On the other hand, most of Scripture is addressed to the community of faith, so there is rarely occasion even to raise the issue. When, however, the Bible is addressed the unbeliever, as in Isaiah’s indictment of idolatry (Isa 40-48), or Paul’s speech before the Areopagus, it does make a case for faith.



i) This argument is only as good as the argument for the theological tradition that underwrites it. So it only pushes the problem back a step. Why believe that God is ineffable? Why believe in dialectical theology?

ii) "Faith" means more than one thing. "Faith" can mean conviction, a conviction founded on trustworthy testimony or self-evident intuition.

Or faith can mean "taking on faith" something you don’t know to be true. You hope it’s true, and you act as thought it’s true.

Now certainly there are cases in Scripture where a believer simply takes God’s word for it, without any corroborative evidence, or even in the teeth of apparently contrary evidence.

So you might say that he’s taking something on faith, and yet he’s not taking everything on faith. He believes in the promise of God because he knows that God has given him this promise.

iii) It is licit to invoke mystery as a result of exegesis; it is illicit to invoke mystery as an exegetical short-cut.

iv) One of the problems with dogmatic fideism is that it lacks a principled criterion for telling when and when not to apply the harmonistic principle. For example, universalism, conditional immortality, and everlasting punishment have all found proponents who cite Scripture in defense of their doctrine.

Yet conservative churches otherwise amenable to irreconcilable tensions in theology are quick to reconcile the Biblical data to the exclusion of one or more rival views on the afterlife.

v) These churches almost make it an article of faith that certain articles of faith are paradoxical. But the Bible itself never says that. This is, at most, a subjective impression that some readers receive when they study Scripture and do systematic theology.

And this impression is often generated by certain preconceived notions they bring to the study of Scripture, such as the one-over-many relation, or relation between time and eternity, or conditions of moral incumbency.

Yet we should never canonize our extra-canonical preconceptions, according them a dogmatic status, and then appeal to that as justification to disdain apologetics. Ironically, to do so is—itself—a tacit appeal to rationalism in defense of fideism.

vi) The conventional terms of the debate tend to prejudice our expectations and options. When you talk about the relation between faith and reason, this treats faith as one thing and reason as another. But, of course, that is one of the very points at issue.

Is this the best way to frame the contrast? Could we not recast the issue as a contrast between divine and human reason? And even though finite reason is naturally subordinate to infinite reason, there is, in this, a reasonable, and not unreasonable, submission of lower reason to higher reason.

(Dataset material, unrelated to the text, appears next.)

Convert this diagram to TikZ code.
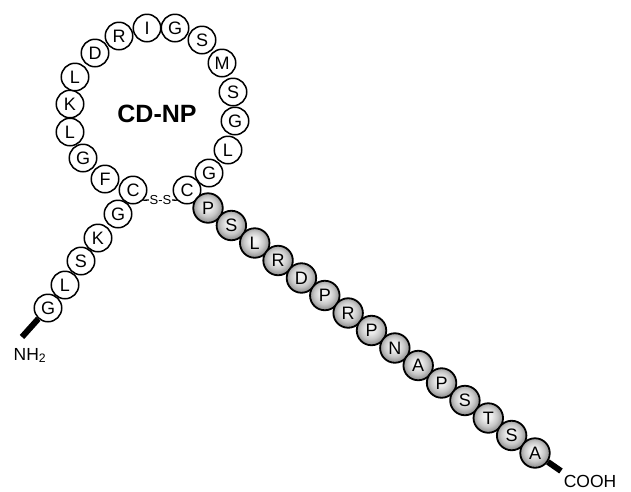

vii) There is also the question of whether we have a right to divide the spoils of God’s kingdom, ceding the high ground of reason to the Devil while we reserve the low road of faith for ourselves. Does the devil really have a monopoly on reason? Doesn’t Scripture present infidelity as irrational—even insane?

viii) It is frequently felt that reason is a threat to faith. And it often works out that way, does it not? But if reason can incline to infidelity, ignorance can incline to heresy. So fideism is as much a threat to the faith as unbridled reason.


i) Liberal fideism is a transparent exercise in damage control, and one wonders just who the liberal fideist thinks he’s kidding. He isn’t fooling the outright atheist; he isn’t fooling the conservative. Is he fooling himself? If so, this evinces an unhealthy and insatiable appetite for self-delusion. But oftentimes the exercise is so calculated that it’s hard to think there isn’t an element of willful deception as well. It is, however, psychologically possible to be both a deceiver and self-deceived, to varying degrees.

ii) There is a basic duplicity to liberal fideism. On the one hand, it seems to demote reason, holding reason in low esteem. On the other hand, this is a last-ditch maneuver. It really believes that reason got the better of the argument, that science or philosophy or higher criticism has invalidated precritical faith. Hence, the resort to faith, which appears to promote faith over reason, really assumes a very low view of faith and a very high view of reason. So the paeans to pious faith and existential authenticity are a fairly conspicuous and clumsy charade.

iii) The Christian faith claims to be both true and obligatory because it is a revealed religion, predicated on certain historic events, reflecting the direct intervention of God in time and space. But unless the Christian faith is true on these grounds, it cannot be validated on any other grounds; and unless it is credible on these grounds, it cannot be rendered credible on any other grounds.

iv) Liberal fideism often lays stress on non-cognitive knowledge, on an ineffable, existential encounter with God. But this surrogate is false on two grounds:

a) In this life, we know Christ by description, and not by acquaintance. As John often explains, authentic faith is a matter of knowing and doing the truth. We enter into a personal relationship with Christ by exercising faith in propositions about the person and work of Christ.

b) Unless God is, in some measure, an object of reason, there is no cause for supposing that an existential encounter, however defined, is an encounter with God rather than an undigested apple dumpling.

Another duplicitous feature of fideism, and this is something it shares in common with its principled and liberal forms alike, is that the astute fideist devotes a lot of time and ingenuity to devising a sophisticated case for fideism. But why come up subtle arguments to prove that there’s no need of proof? Why not spend the same time devising subtle arguments to make a positive case for faith?

Instead of rendering a rational justification for the subject of faith—the believer—why not render a rational justification for the object of faith—God and God’s word?